24 октября 2001 г. в Нью-Йорке Архиерейский Собор Русской Православной Церкви Заграницей избрал нового первоиерарха. Им стал 73-летний архиепископ Лавр (Шкурла). С этим событием многие члены Зарубежной Церкви связывают надежды на воссоединение с Московским Патриархатом. Сейчас РПЦЗ, по разным оценкам, — это от 300 тыс. до полумиллиона верующих, живущих более чем в 30 странах мира. Основными регионами ее деятельности вместо Балкан и Китая стали Западная Европа, Северная и Южная Америка и Австралия.
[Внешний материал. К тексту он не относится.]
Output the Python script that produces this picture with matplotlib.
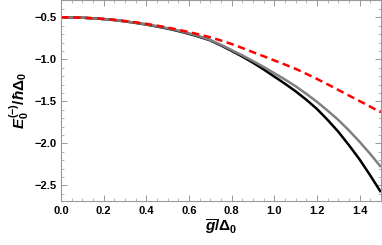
import numpy as np
import matplotlib
matplotlib.use("Agg")
import matplotlib.pyplot as plt
from matplotlib.ticker import MultipleLocator

# ------------------------------------------------------------
# Data
# ------------------------------------------------------------
g_ratio = [0.0, 0.05, 0.1, 0.15, 0.2, 0.25, 0.3, 0.35, 0.4, 0.45,
           0.5, 0.55, 0.6, 0.65, 0.7, 0.75, 0.8, 0.85, 0.9, 0.95,
           1.0, 1.05, 1.1, 1.15, 1.2, 1.25, 1.3, 1.35, 1.4, 1.45, 1.5]

E_black = [-0.5, -0.501, -0.505, -0.512, -0.521, -0.533, -0.549, -0.567,
           -0.587, -0.610, -0.635, -0.664, -0.697, -0.734, -0.775, -0.835,
           -0.900, -0.967, -1.040, -1.120, -1.205, -1.290, -1.380, -1.480,
           -1.590, -1.720, -1.860, -2.020, -2.190, -2.380, -2.580]
E_gray = [-0.5, -0.501, -0.505, -0.512, -0.521, -0.533, -0.548, -0.565,
          -0.584, -0.606, -0.630, -0.658, -0.690, -0.727, -0.770, -0.827,
          -0.890, -0.953, -1.020, -1.090, -1.165, -1.240, -1.320, -1.410,
          -1.505, -1.610, -1.720, -1.845, -1.980, -2.125, -2.280]
E_red = [-0.5, -0.501, -0.505, -0.511, -0.519, -0.530, -0.544, -0.560,
         -0.578, -0.599, -0.622, -0.648, -0.676, -0.706, -0.738, -0.776,
         -0.818, -0.865, -0.915, -0.963, -1.013, -1.062, -1.113, -1.172,
         -1.233, -1.297, -1.363, -1.430, -1.496, -1.563, -1.630]

# ------------------------------------------------------------
# Style
# ------------------------------------------------------------
plt.rcParams['font.family'] = ['Liberation Sans', 'DejaVu Sans']
plt.rcParams['font.weight'] = 'bold'
plt.rcParams['mathtext.fontset'] = 'custom'
plt.rcParams['mathtext.rm'] = 'Liberation Sans:bold'
plt.rcParams['mathtext.it'] = 'Liberation Sans:italic:bold'
plt.rcParams['mathtext.bf'] = 'Liberation Sans:bold'

fig = plt.figure(figsize=(3.82, 2.45), dpi=100)
ax = fig.add_axes([0.16, 0.178, 0.837, 0.82])

ax.plot(g_ratio, E_black, color='black', lw=1.8, solid_capstyle='butt')
ax.plot(g_ratio, E_gray, color='#808080', lw=1.8, solid_capstyle='butt')
ax.plot(g_ratio, E_red, color='#ff0000', lw=1.8, ls=(0, (3, 1.8)))

ax.set_xlim(0, 1.5)
ax.set_ylim(-2.69, -0.30)

ax.xaxis.set_major_locator(MultipleLocator(0.2))
ax.xaxis.set_minor_locator(MultipleLocator(0.05))
ax.yaxis.set_major_locator(MultipleLocator(0.5))
ax.yaxis.set_minor_locator(MultipleLocator(0.1))
ax.xaxis.set_major_formatter(plt.FormatStrFormatter('%.1f'))
ax.yaxis.set_major_formatter(plt.FuncFormatter(lambda v, p: f"{v:.1f}".replace('-', '\u2212')))

for s in ax.spines.values():
    s.set_color('#999999')
    s.set_linewidth(0.8)

ax.tick_params(which='both', direction='in', top=True, right=True,
               color='#999999', labelsize=8, pad=3)
ax.tick_params(which='major', length=4, width=0.7)
ax.tick_params(which='minor', length=2, width=0.5)
for lbl in ax.get_xticklabels() + ax.get_yticklabels():
    lbl.set_fontweight('bold')

ax.set_xlabel(r'$\overline{g}/\Delta_0$', fontsize=11, labelpad=2)
ax.set_ylabel(r'$E_0^{(-)}/\hbar\Delta_0$', fontsize=11, labelpad=3)

plt.savefig("out.png", dpi=100)
plt.close()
Сразу после выборов нового первоиерарха архиепископа Лавра его предшественник на этом посту 91-летний митрополит Виталий (Устинов) отказался от своего решения уйти на покой. Его имя стало знаменем той части РПЦЗ, для которой воссоединение с Московским Патриархатом неприемлемо. Фактически это привело к расколу внутри Зарубежной Церкви.
Будет ли Русская Церковь снова едина? Это вопрос не только церковной политики. Преодоление русского церковного разделения возможно именно сейчас, когда наша страна строит новую систему международных отношений.